The dust attenuation curve determines how the stellar and/or AGN emission is attenuated. The most commonly used attenuation curve to fit large samples of SEDs is the Calzetti+00 attenuation curve due to its simple parametric form. However, the curve is inflexible and can have problems fitting a variety of SEDs. This is why the modified Calzetti attenuation curve was introduced and has since taken over as the primarily used attenuation curve in SED fitting codes. Unless your research needs involve you wanting to use the Doore+21 attenuation curve, we highly recommend using the modified Calzetti curve with a UV bump, variable slope, and no birth cloud attenuation.

Dust Emission#

Since the majority of galaxies in the universe contain dust, using a dust emission model is typically recommended unless you know that one is not needed. The only time we recommend not using a dust emission model is if you do not have the data to constrain it. For example, in our models, dust emission does not begin to dominate the stellar emission until rest-frame wavelengths > 5 \(\mu {\rm m}\). Therefore, if you do not have any data beyond 5 \(\mu {\rm m}\) rest-frame, we recommend not using a dust emission model. For best results constraining the dust model, we recommend having several IR observations ranging from 5 to 500 \(\mu {\rm m}\) rest-frame, with one around 100 \(\mu {\rm m}\) to constrain the peak of the dust emission. However, this many observations are not required, but having fewer will result in larger uncertainties on the dust emission.

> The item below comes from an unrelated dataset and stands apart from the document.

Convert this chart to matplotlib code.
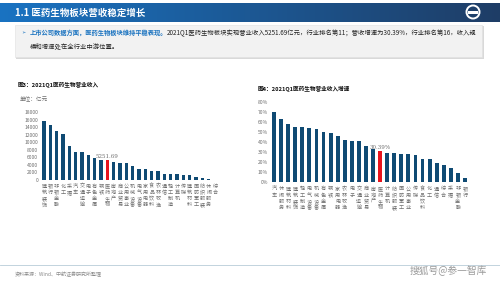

Finally, we recommend having energy balance set if you are using the dust emission model and a stellar and/or AGN component. While, energy balance will not influence the dust emission model, it can better constrain the attenuated portion of the stellar and/or AGN models. From our tests, using energy balance typically results in approximately the same solution, but it reduces the uncertainty on the attenuation parameters and younger SFH coefficients by a factor or 3 compared to not using energy balance.

X-ray Emission#

The X-ray emission model has two components, a stellar X-ray binary component and an optional AGN X-ray emission component. As noted above, including an X-ray emission model requires there be a stellar emission model to tie to the stellar X-ray binary component. Additionally, the optional AGN X-ray emission component requires an AGN emission model. In general, we recommend including an X-ray emission component, if you have X-ray data and a stellar emission model, as it can help constrain the stellar emission. The same goes for the AGN X-ray emission component. If you have a UV-to-IR AGN emission model, we recommend including the AGN X-ray emission component.

As for the parameters in the X-ray emission model, the only two we discuss further are the X-ray uncertainty type and absorption model. For the uncertainty type, the choice depends on your X-ray data. For data with large numbers of counts, the 'SQRT' uncertainties may be appropriate. For smaller numbers of counts, we recommend using the 'GEHRELS' uncertainties. If you have your own uncertainties on your counts (if, e.g. the background contribution to the uncertainties is significant, or you wish to adjust the weighting of the X-ray data relative to the UV-IR data), you can include them in the input X-ray data and select 'USER' uncertainties. As for the X-ray absorption model, we recommend using the 'TBABS-WILM' model for most cases.

AGN Emission (UV-to-IR)#

The AGN emission model only includes AGN emission in the UV-to-IR. This includes both the broken power law UV-to-NIR emission from the accretion disk and the reprocessed IR dust emission from the surrounding torus. In general, you would only want to include an AGN emission model if you know that your SED contains AGN emission. Including one otherwise could lead to degeneracies between free parameters in the the other emission model components. Therefore, we recommend only using the AGN emission model if you know your SED contains AGN emission or if including one is relevant to your research goals. In cases where quality NIR-MIR data are available, fitting an AGN model can also be used to select AGN by comparing fit quality with and without an AGN component.